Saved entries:
* * * *

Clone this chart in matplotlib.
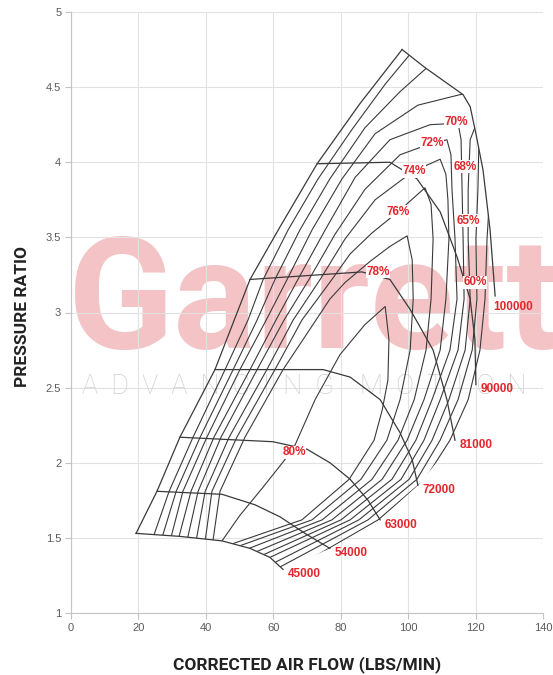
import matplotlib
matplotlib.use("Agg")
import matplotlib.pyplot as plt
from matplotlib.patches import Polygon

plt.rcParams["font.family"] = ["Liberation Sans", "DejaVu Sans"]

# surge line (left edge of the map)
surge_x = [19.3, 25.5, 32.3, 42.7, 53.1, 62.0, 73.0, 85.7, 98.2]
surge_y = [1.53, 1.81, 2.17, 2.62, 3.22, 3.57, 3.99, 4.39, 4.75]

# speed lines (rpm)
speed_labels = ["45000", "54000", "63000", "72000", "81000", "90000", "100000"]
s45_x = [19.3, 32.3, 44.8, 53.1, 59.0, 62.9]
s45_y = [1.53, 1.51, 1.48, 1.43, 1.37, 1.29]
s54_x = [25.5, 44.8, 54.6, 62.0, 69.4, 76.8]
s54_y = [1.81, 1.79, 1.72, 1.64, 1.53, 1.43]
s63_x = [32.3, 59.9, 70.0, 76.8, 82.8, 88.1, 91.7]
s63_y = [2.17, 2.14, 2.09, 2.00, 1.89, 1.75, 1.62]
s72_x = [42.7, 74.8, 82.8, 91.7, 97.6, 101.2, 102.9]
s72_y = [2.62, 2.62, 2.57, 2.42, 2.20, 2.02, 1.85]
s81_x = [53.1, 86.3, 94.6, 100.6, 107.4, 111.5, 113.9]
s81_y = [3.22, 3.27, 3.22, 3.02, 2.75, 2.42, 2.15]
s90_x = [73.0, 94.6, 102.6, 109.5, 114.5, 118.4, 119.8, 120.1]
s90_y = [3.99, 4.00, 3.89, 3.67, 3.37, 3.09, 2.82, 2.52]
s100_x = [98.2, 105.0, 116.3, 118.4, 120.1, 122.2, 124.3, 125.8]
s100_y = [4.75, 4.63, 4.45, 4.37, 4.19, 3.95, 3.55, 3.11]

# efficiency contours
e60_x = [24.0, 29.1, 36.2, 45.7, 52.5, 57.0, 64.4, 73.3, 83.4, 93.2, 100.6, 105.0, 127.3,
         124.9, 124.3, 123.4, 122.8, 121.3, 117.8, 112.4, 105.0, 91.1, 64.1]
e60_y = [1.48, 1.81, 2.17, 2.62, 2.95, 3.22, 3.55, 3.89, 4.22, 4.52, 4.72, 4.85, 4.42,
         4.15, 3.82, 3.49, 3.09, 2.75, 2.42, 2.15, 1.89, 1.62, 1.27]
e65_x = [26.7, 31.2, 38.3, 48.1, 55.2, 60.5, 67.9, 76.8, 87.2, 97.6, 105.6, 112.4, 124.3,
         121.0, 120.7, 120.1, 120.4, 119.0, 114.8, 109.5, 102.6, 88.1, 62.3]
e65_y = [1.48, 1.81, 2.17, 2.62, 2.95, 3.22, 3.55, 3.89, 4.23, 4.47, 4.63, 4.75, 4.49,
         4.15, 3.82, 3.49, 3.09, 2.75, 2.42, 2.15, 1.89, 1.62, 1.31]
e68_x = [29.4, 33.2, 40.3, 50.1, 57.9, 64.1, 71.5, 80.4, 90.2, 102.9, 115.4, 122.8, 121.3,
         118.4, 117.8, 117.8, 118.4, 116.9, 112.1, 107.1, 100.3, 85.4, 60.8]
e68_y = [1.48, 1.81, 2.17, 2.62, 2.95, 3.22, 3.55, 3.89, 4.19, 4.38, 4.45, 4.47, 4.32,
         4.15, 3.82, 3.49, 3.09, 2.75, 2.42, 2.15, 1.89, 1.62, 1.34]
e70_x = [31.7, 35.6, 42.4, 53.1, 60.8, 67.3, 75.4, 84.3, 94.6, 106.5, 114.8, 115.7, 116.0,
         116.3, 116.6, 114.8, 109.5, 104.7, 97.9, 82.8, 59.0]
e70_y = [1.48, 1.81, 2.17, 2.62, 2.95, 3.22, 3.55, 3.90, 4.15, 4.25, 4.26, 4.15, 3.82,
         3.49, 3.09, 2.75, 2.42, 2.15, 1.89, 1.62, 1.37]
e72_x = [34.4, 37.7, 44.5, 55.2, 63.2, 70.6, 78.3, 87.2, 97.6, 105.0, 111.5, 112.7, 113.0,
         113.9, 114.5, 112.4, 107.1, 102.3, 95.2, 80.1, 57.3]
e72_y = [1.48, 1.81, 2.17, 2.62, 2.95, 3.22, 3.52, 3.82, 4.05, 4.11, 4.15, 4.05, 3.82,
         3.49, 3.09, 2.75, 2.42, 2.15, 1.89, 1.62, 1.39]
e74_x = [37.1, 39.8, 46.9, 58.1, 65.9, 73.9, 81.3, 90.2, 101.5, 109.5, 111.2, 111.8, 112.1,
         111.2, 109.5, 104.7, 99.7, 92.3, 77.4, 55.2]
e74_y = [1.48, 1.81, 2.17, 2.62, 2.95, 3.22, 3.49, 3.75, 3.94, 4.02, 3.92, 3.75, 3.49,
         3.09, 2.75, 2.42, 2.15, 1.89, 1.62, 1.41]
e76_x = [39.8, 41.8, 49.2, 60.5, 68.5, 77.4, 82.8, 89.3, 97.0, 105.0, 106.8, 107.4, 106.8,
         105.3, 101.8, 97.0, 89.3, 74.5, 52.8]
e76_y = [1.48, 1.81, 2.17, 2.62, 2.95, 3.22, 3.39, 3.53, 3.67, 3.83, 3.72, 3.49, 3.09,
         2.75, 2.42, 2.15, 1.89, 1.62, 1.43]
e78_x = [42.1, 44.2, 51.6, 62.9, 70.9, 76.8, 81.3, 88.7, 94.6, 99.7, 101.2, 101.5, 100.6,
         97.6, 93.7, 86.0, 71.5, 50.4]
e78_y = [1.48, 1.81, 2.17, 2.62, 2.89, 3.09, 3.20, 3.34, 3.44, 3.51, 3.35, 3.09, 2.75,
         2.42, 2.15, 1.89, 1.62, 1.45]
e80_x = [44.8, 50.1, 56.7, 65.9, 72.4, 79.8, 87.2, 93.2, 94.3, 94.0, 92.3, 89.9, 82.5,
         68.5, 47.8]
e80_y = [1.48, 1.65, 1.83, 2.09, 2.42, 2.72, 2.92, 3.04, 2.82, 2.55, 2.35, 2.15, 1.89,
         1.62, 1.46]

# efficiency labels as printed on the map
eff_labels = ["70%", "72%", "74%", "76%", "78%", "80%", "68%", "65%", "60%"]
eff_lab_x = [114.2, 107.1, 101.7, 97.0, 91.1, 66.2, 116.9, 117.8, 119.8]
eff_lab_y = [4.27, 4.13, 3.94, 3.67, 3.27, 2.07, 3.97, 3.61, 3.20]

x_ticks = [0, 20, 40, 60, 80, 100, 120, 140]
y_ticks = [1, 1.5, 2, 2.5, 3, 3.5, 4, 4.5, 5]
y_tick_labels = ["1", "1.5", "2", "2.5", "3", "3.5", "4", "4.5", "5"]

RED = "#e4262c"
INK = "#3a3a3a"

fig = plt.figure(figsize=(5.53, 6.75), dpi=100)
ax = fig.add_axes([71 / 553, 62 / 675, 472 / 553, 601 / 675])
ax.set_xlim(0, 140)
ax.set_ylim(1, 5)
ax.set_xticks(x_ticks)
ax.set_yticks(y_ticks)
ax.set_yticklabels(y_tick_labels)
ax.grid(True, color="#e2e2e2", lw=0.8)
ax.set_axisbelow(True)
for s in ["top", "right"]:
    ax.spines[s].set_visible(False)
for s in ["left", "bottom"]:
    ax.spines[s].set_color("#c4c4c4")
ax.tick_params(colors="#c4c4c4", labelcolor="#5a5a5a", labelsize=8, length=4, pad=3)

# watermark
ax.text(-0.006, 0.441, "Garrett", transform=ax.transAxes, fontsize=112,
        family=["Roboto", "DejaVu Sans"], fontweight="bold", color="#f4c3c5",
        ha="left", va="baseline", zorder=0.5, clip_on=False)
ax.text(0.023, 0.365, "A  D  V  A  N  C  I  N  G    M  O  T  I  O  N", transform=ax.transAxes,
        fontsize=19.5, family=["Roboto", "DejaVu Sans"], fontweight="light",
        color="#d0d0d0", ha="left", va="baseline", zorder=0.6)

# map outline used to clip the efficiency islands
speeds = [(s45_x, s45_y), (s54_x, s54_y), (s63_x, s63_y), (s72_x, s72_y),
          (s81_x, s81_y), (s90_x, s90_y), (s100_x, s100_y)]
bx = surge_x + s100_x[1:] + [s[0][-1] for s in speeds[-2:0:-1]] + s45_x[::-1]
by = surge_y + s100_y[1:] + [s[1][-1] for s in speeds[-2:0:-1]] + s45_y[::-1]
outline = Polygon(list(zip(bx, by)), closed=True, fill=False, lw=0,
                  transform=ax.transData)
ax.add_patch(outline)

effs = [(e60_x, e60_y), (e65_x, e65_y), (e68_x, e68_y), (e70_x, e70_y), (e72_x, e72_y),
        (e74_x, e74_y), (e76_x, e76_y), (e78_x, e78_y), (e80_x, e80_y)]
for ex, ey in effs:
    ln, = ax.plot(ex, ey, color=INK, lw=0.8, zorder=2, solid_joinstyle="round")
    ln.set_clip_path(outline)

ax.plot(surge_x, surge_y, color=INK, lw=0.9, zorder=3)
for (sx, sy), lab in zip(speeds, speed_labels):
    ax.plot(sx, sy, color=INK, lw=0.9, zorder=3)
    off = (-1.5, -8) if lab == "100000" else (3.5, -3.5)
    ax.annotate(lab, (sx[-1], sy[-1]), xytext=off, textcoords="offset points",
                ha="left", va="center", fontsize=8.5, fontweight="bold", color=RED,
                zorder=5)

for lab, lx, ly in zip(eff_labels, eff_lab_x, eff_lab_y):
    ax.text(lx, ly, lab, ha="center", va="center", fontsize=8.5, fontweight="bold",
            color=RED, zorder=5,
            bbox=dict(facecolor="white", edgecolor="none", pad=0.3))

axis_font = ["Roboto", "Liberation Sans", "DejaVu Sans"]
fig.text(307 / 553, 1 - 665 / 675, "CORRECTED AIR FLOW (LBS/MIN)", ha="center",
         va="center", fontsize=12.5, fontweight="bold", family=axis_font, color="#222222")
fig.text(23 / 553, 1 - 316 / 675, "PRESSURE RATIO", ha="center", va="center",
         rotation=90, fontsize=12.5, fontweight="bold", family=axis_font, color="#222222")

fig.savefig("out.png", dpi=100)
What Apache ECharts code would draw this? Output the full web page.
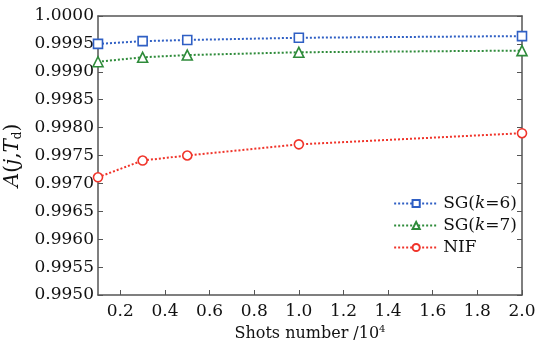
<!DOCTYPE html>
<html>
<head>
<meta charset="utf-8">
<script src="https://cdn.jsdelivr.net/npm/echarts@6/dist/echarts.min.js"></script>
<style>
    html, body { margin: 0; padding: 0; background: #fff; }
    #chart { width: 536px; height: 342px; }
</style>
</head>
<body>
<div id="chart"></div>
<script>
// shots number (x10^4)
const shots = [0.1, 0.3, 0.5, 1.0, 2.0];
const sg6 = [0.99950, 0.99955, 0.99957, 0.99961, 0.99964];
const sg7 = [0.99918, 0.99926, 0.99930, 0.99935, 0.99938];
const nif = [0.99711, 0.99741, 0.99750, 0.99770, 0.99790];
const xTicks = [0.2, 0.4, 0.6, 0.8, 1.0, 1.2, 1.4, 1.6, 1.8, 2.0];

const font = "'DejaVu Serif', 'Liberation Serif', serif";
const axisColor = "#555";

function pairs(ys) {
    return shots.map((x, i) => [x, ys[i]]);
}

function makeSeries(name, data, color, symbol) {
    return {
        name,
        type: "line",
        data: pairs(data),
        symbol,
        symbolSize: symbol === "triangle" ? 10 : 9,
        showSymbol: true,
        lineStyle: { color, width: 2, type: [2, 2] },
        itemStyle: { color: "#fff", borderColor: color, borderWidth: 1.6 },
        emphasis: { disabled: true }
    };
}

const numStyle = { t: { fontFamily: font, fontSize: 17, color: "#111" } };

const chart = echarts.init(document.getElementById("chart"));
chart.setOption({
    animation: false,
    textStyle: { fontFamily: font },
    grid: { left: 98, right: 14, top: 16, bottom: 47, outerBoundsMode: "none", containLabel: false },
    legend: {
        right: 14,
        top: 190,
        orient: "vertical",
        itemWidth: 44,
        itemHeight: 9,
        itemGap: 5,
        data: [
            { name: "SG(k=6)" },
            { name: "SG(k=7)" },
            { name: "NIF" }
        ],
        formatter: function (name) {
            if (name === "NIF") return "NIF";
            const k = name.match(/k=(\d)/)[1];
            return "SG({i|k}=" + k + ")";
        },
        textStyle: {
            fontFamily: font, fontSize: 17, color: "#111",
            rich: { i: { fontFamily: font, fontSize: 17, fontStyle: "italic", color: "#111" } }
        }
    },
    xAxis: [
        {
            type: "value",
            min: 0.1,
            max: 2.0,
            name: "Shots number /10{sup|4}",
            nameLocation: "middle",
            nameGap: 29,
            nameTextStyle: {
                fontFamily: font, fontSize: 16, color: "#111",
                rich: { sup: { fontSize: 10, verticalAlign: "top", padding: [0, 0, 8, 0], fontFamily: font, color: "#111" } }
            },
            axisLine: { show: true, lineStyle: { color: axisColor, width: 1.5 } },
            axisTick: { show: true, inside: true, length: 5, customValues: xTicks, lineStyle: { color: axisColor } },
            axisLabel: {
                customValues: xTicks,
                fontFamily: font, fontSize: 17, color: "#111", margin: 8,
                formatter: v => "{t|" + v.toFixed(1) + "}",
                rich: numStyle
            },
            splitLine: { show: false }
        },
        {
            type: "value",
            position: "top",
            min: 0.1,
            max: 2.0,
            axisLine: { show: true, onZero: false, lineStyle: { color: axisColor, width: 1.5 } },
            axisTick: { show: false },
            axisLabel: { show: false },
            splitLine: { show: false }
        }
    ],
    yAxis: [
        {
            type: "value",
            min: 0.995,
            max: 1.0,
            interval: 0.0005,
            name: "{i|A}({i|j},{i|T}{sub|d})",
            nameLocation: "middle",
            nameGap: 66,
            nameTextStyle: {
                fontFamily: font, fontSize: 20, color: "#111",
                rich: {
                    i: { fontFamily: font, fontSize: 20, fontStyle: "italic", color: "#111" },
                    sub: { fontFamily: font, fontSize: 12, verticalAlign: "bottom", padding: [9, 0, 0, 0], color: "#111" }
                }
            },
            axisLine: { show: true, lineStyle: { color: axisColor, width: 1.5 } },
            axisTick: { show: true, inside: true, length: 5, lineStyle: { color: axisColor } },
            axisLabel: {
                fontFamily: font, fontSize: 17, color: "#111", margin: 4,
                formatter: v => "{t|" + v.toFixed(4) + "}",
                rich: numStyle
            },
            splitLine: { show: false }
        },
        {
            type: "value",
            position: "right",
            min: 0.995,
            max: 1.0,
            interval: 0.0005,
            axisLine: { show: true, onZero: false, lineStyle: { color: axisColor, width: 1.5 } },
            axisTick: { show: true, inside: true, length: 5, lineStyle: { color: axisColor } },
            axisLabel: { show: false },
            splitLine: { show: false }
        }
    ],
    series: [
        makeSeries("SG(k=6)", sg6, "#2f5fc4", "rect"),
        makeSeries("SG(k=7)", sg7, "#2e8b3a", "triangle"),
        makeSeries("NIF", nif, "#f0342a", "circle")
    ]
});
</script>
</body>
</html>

* * * *

• Brief
Please take the lines from the beginning of the data above through the line holding "surge_y = [1.53, 1.81, 2.17, 2.62, 3.22, 3.57, 3.99, 4.39, 4.75]" and transcribe them exactly, without any pictures.

• Result of the exercise
Clone this chart in matplotlib.
import matplotlib
matplotlib.use("Agg")
import matplotlib.pyplot as plt
from matplotlib.patches import Polygon

plt.rcParams["font.family"] = ["Liberation Sans", "DejaVu Sans"]

# surge line (left edge of the map)
surge_x = [19.3, 25.5, 32.3, 42.7, 53.1, 62.0, 73.0, 85.7, 98.2]
surge_y = [1.53, 1.81, 2.17, 2.62, 3.22, 3.57, 3.99, 4.39, 4.75]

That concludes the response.